# [Stated goal]
Extract each line of the material that follows exactly and omit its pictures.

# [Given information]
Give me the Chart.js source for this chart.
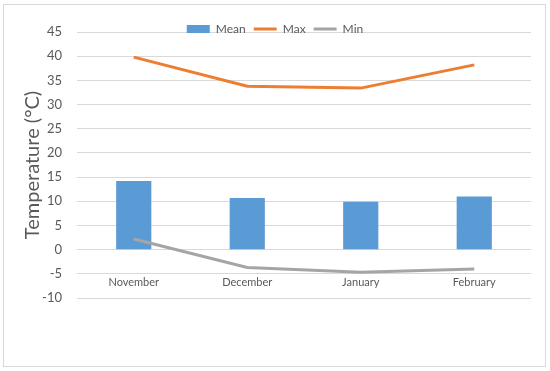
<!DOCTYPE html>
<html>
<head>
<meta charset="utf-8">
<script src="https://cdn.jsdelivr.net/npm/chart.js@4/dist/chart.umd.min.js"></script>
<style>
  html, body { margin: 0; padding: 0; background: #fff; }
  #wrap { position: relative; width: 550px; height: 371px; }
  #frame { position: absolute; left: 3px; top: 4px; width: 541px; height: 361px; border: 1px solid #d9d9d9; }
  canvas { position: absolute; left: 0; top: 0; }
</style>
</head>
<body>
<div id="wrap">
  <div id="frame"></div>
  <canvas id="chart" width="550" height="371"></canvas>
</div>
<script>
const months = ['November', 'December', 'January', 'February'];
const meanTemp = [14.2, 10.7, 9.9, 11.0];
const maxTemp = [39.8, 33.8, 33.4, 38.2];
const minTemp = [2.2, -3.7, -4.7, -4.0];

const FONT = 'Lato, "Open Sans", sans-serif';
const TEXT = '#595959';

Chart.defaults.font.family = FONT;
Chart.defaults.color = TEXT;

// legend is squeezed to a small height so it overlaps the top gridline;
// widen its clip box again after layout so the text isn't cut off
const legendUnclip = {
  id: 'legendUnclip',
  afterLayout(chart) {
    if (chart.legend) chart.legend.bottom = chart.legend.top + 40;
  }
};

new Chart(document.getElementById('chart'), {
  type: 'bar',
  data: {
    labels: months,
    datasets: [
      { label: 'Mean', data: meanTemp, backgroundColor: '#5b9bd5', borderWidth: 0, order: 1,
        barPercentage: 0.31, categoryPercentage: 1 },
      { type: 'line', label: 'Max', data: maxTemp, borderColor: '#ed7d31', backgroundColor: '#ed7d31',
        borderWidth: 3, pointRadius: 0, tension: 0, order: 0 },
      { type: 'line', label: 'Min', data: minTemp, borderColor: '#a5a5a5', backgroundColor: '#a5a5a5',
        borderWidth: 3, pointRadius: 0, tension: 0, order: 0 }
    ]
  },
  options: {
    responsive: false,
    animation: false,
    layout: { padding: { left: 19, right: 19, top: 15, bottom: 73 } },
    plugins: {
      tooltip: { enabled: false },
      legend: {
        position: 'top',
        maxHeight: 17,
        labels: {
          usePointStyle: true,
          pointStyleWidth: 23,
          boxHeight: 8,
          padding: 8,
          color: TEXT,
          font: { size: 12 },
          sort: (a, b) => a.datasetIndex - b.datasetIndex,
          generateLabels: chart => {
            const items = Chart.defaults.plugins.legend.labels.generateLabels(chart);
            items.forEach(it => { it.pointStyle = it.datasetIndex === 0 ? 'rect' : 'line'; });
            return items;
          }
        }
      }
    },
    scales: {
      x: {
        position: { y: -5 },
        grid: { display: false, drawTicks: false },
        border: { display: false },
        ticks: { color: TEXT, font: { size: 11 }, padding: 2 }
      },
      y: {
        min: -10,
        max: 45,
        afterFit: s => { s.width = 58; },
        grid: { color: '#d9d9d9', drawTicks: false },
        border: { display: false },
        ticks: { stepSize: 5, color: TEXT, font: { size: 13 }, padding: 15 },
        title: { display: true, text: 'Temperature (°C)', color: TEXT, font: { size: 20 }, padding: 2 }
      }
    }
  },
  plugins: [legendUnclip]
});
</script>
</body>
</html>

# [Completed task]
Give me the Chart.js source for this chart.
<!DOCTYPE html>
<html>
<head>
<meta charset="utf-8">
<script src="https://cdn.jsdelivr.net/npm/chart.js@4/dist/chart.umd.min.js"></script>
<style>
  html, body { margin: 0; padding: 0; background: #fff; }
  #wrap { position: relative; width: 550px; height: 371px; }
  #frame { position: absolute; left: 3px; top: 4px; width: 541px; height: 361px; border: 1px solid #d9d9d9; }
  canvas { position: absolute; left: 0; top: 0; }
</style>
</head>
<body>
<div id="wrap">
  <div id="frame"></div>
  <canvas id="chart" width="550" height="371"></canvas>
</div>
<script>
const months = ['November', 'December', 'January', 'February'];
const meanTemp = [14.2, 10.7, 9.9, 11.0];
const maxTemp = [39.8, 33.8, 33.4, 38.2];
const minTemp = [2.2, -3.7, -4.7, -4.0];

const FONT = 'Lato, "Open Sans", sans-serif';
const TEXT = '#595959';

Chart.defaults.font.family = FONT;
Chart.defaults.color = TEXT;

// legend is squeezed to a small height so it overlaps the top gridline;
// widen its clip box again after layout so the text isn't cut off
const legendUnclip = {
  id: 'legendUnclip',
  afterLayout(chart) {
    if (chart.legend) chart.legend.bottom = chart.legend.top + 40;
  }
};

new Chart(document.getElementById('chart'), {
  type: 'bar',
  data: {
    labels: months,
    datasets: [
      { label: 'Mean', data: meanTemp, backgroundColor: '#5b9bd5', borderWidth: 0, order: 1,
        barPercentage: 0.31, categoryPercentage: 1 },
      { type: 'line', label: 'Max', data: maxTemp, borderColor: '#ed7d31', backgroundColor: '#ed7d31',
        borderWidth: 3, pointRadius: 0, tension: 0, order: 0 },
      { type: 'line', label: 'Min', data: minTemp, borderColor: '#a5a5a5', backgroundColor: '#a5a5a5',
        borderWidth: 3, pointRadius: 0, tension: 0, order: 0 }
    ]
  },
  options: {
    responsive: false,
    animation: false,
    layout: { padding: { left: 19, right: 19, top: 15, bottom: 73 } },
    plugins: {
      tooltip: { enabled: false },
      legend: {
        position: 'top',
        maxHeight: 17,
        labels: {
          usePointStyle: true,
          pointStyleWidth: 23,
          boxHeight: 8,
          padding: 8,
          color: TEXT,
          font: { size: 12 },
          sort: (a, b) => a.datasetIndex - b.datasetIndex,
          generateLabels: chart => {
            const items = Chart.defaults.plugins.legend.labels.generateLabels(chart);
            items.forEach(it => { it.pointStyle = it.datasetIndex === 0 ? 'rect' : 'line'; });
            return items;
          }
        }
      }
    },
    scales: {
      x: {
        position: { y: -5 },
        grid: { display: false, drawTicks: false },
        border: { display: false },
        ticks: { color: TEXT, font: { size: 11 }, padding: 2 }
      },
      y: {
        min: -10,
        max: 45,
        afterFit: s => { s.width = 58; },
        grid: { color: '#d9d9d9', drawTicks: false },
        border: { display: false },
        ticks: { stepSize: 5, color: TEXT, font: { size: 13 }, padding: 15 },
        title: { display: true, text: 'Temperature (°C)', color: TEXT, font: { size: 20 }, padding: 2 }
      }
    }
  },
  plugins: [legendUnclip]
});
</script>
</body>
</html>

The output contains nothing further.